In an article written for Time, Joy explains why such obvious errors occurred. She writes, “Less than 2% of employees in technical roles at Facebook and Google are Black. At eight large tech companies evaluated by Bloomberg, only around a fifth of the technical workforce at each are women.” Joy found one government dataset used to train computers in facial recognition “contained 75% men and 80% lighter-skinned individuals and less than 5% women of colour [sic].” In other words, the ways in which AI was being trained resulted in systems with inherent bias.
Some may argue that such errors are simply to be expected as we work out the bugs inherent in a new technology. I argue that these types of errors are foreseeable and are not merely problems of code. They are problems of people who are fallible and problems of systems that limit which faces are at the table (or in the dataset).
I worry that we sometimes intellectualize such problems and view them as intriguing case studies to discuss with our colleagues or teach in our classrooms and business schools. We readily separate the problem from the impact, thereby allowing the discussion to ignore the fact that real people are being hurt. Of course there is important learning to be had from the failures of any system but our ability and willingness often to depersonalize such moments and to locate them in the realm of academia or business strategy fail to acknowledge the victims. I cannot fathom what it feels like to be told I am not who I know I am by an algorithm. I cannot imagine what it feels like to know that I am misclassified because for generations past I have not been seen.
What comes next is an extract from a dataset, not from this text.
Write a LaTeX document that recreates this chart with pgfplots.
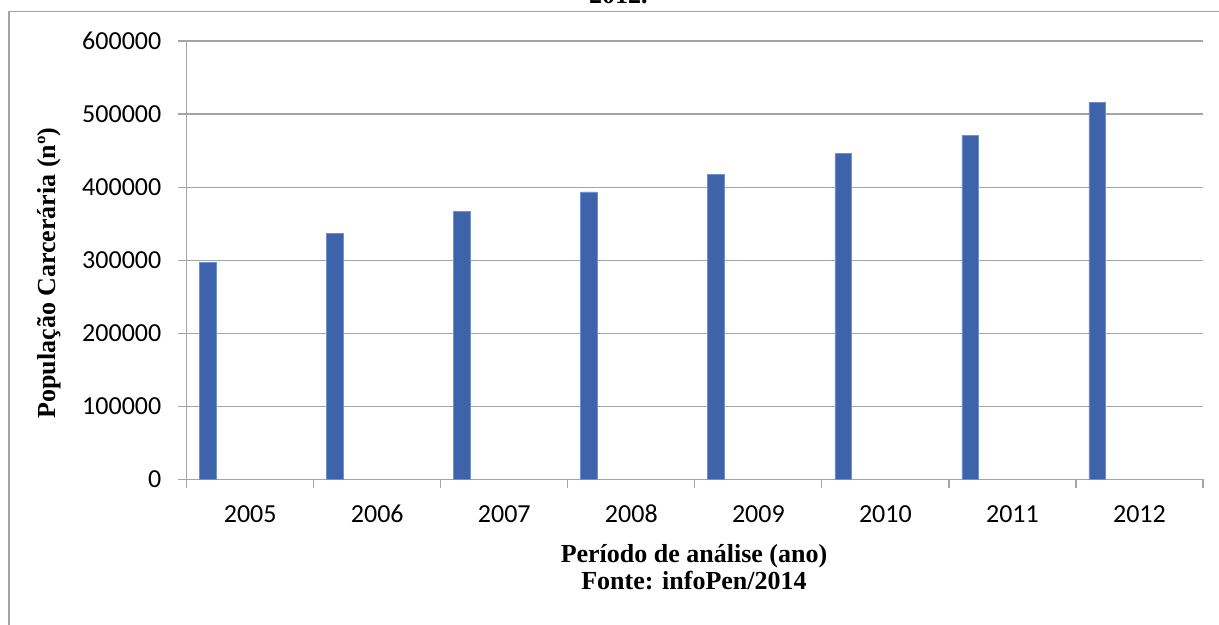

We think of data as neutral and perhaps one could argue that it is when decontextualized. But data employed in the service of any task, particularly a coded task, takes on the bias of the coder. Joy’s organisation, the Algorithmic Justice League, as part of its mission, declares: “We want the world to remember that who codes matters, how we code matters, and that we can code a better future.”
I hope that in our work as a school we never allow the excitement of discovery or the promise of new technologies to go unchallenged. We have a unique opportunity to help our exceptional students understand that everything we do has an impact, not only in the future but today. Our work, our words, our actions, our art, our code, our research – all of these things matter. Let’s ensure that at UTS, they matter for good.
NOTE: Last week we recognized the UN Day for the Elimination of Racial Discrimination. The theme of this year focuses on people of African descent, who, to quote UN Secretary António Guterres, “face a unique history of systemic and institutionalized racism, and profound challenges today.” These words made me think back to Joy Buolamwini’s research and the ongoing work of her organisation. I would like to acknowledge Guterres’ important words as the impetus for this week’s message and as a challenge to our entire UTS community to consider how we can work together to create an inclusive and caring community, free from harassment and discrimination.